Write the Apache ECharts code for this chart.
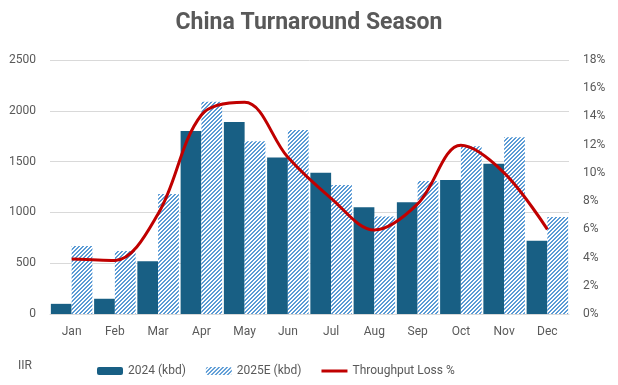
<!DOCTYPE html>
<html>
<head>
<meta charset="utf-8">
<script src="https://cdn.jsdelivr.net/npm/echarts@6/dist/echarts.min.js"></script>
<style>html,body{margin:0;padding:0;background:#fff}#c{width:618px;height:385px}</style>
</head>
<body>
<div id="c"></div>
<script>
const months = ['Jan','Feb','Mar','Apr','May','Jun','Jul','Aug','Sep','Oct','Nov','Dec'];
const kbd2024 = [100,150,520,1800,1890,1540,1390,1050,1100,1320,1480,720];
const kbd2025E = [670,620,1180,2090,1700,1810,1270,960,1310,1650,1740,955];
const lossPct = [3.9,3.8,7.1,14.1,15.0,11.1,8.2,5.95,7.8,11.95,10.0,6.0];
const leftTicks = {min:0, max:2500, interval:500};
const rightTicks = {min:0, max:18, interval:2};

function hatch(){
  const c = document.createElement('canvas');
  c.width = 4; c.height = 4;
  const ctx = c.getContext('2d');
  const img = ctx.createImageData(4,4);
  for(let y=0;y<4;y++)for(let x=0;x<4;x++){
    const i=(y*4+x)*4;
    const blue = ((x+y)%4) < 2;
    img.data[i]= blue?0x5B:255; img.data[i+1]= blue?0x9B:255; img.data[i+2]= blue?0xD5:255; img.data[i+3]=255;
  }
  ctx.putImageData(img,0,0);
  return {image:c, repeat:'repeat'};
}

const font = 'Roboto, "Liberation Sans", sans-serif';
const chart = echarts.init(document.getElementById('c'));
chart.setOption({
  animation:false,
  textStyle:{fontFamily:font},
  title:{text:'China Turnaround Season', left:'center', top:7,
    textStyle:{fontSize:23, fontWeight:'bold', color:'#595959', fontFamily:font}},
  grid:{left:50, right:49, top:60, bottom:71},
  legend:{left:92, top:360, itemWidth:26, itemHeight:8, itemGap:20,
    textStyle:{fontSize:12, color:'#595959'},
    data:['2024 (kbd)','2025E (kbd)',{name:'Throughput Loss %', icon:'path://M0 0h26v3H0z'}]},
  graphic:[{type:'text', left:18, top:360, style:{text:'IIR', fontSize:12, fill:'#595959', fontFamily:font}}],
  xAxis:{type:'category', data:months,
    axisLine:{lineStyle:{color:'#d9d9d9'}}, axisTick:{show:false},
    axisLabel:{color:'#595959', fontSize:12, margin:12}},
  yAxis:[
    {type:'value', min:leftTicks.min, max:leftTicks.max, interval:leftTicks.interval,
      splitLine:{lineStyle:{color:'#d9d9d9'}}, axisLine:{show:false}, axisTick:{show:false},
      axisLabel:{color:'#595959', fontSize:12, margin:14, formatter:v=>String(v)}},
    {type:'value', min:rightTicks.min, max:rightTicks.max, interval:rightTicks.interval,
      splitLine:{show:false}, axisLine:{show:false}, axisTick:{show:false},
      axisLabel:{color:'#595959', fontSize:12, margin:14, formatter:v=>v+'%'}}
  ],
  series:[
    {name:'2024 (kbd)', type:'bar', data:kbd2024, barGap:'0%', barCategoryGap:'4%',
      itemStyle:{color:'#185F84'}},
    {name:'2025E (kbd)', type:'bar', data:kbd2025E, barGap:'0%', barCategoryGap:'4%',
      itemStyle:{color:hatch()}},
    {name:'Throughput Loss %', type:'line', yAxisIndex:1, data:lossPct, smooth:0.35,
      symbol:'none', lineStyle:{color:'#C00000', width:3}, itemStyle:{color:'#C00000'}}
  ]
});
</script>
</body>
</html>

★ ★ ★ ★

*What you have to do*
Reproduce each line exactly, please, except for any pictures.

*Problem solution*
Write the Apache ECharts code for this chart.
<!DOCTYPE html>
<html>
<head>
<meta charset="utf-8">
<script src="https://cdn.jsdelivr.net/npm/echarts@6/dist/echarts.min.js"></script>
<style>html,body{margin:0;padding:0;background:#fff}#c{width:618px;height:385px}</style>
</head>
<body>
<div id="c"></div>
<script>
const months = ['Jan','Feb','Mar','Apr','May','Jun','Jul','Aug','Sep','Oct','Nov','Dec'];
const kbd2024 = [100,150,520,1800,1890,1540,1390,1050,1100,1320,1480,720];
const kbd2025E = [670,620,1180,2090,1700,1810,1270,960,1310,1650,1740,955];
const lossPct = [3.9,3.8,7.1,14.1,15.0,11.1,8.2,5.95,7.8,11.95,10.0,6.0];
const leftTicks = {min:0, max:2500, interval:500};
const rightTicks = {min:0, max:18, interval:2};

function hatch(){
  const c = document.createElement('canvas');
  c.width = 4; c.height = 4;
  const ctx = c.getContext('2d');
  const img = ctx.createImageData(4,4);
  for(let y=0;y<4;y++)for(let x=0;x<4;x++){
    const i=(y*4+x)*4;
    const blue = ((x+y)%4) < 2;
    img.data[i]= blue?0x5B:255; img.data[i+1]= blue?0x9B:255; img.data[i+2]= blue?0xD5:255; img.data[i+3]=255;
  }
  ctx.putImageData(img,0,0);
  return {image:c, repeat:'repeat'};
}

const font = 'Roboto, "Liberation Sans", sans-serif';
const chart = echarts.init(document.getElementById('c'));
chart.setOption({
  animation:false,
  textStyle:{fontFamily:font},
  title:{text:'China Turnaround Season', left:'center', top:7,
    textStyle:{fontSize:23, fontWeight:'bold', color:'#595959', fontFamily:font}},
  grid:{left:50, right:49, top:60, bottom:71},
  legend:{left:92, top:360, itemWidth:26, itemHeight:8, itemGap:20,
    textStyle:{fontSize:12, color:'#595959'},
    data:['2024 (kbd)','2025E (kbd)',{name:'Throughput Loss %', icon:'path://M0 0h26v3H0z'}]},
  graphic:[{type:'text', left:18, top:360, style:{text:'IIR', fontSize:12, fill:'#595959', fontFamily:font}}],
  xAxis:{type:'category', data:months,
    axisLine:{lineStyle:{color:'#d9d9d9'}}, axisTick:{show:false},
    axisLabel:{color:'#595959', fontSize:12, margin:12}},
  yAxis:[
    {type:'value', min:leftTicks.min, max:leftTicks.max, interval:leftTicks.interval,
      splitLine:{lineStyle:{color:'#d9d9d9'}}, axisLine:{show:false}, axisTick:{show:false},
      axisLabel:{color:'#595959', fontSize:12, margin:14, formatter:v=>String(v)}},
    {type:'value', min:rightTicks.min, max:rightTicks.max, interval:rightTicks.interval,
      splitLine:{show:false}, axisLine:{show:false}, axisTick:{show:false},
      axisLabel:{color:'#595959', fontSize:12, margin:14, formatter:v=>v+'%'}}
  ],
  series:[
    {name:'2024 (kbd)', type:'bar', data:kbd2024, barGap:'0%', barCategoryGap:'4%',
      itemStyle:{color:'#185F84'}},
    {name:'2025E (kbd)', type:'bar', data:kbd2025E, barGap:'0%', barCategoryGap:'4%',
      itemStyle:{color:hatch()}},
    {name:'Throughput Loss %', type:'line', yAxisIndex:1, data:lossPct, smooth:0.35,
      symbol:'none', lineStyle:{color:'#C00000', width:3}, itemStyle:{color:'#C00000'}}
  ]
});
</script>
</body>
</html>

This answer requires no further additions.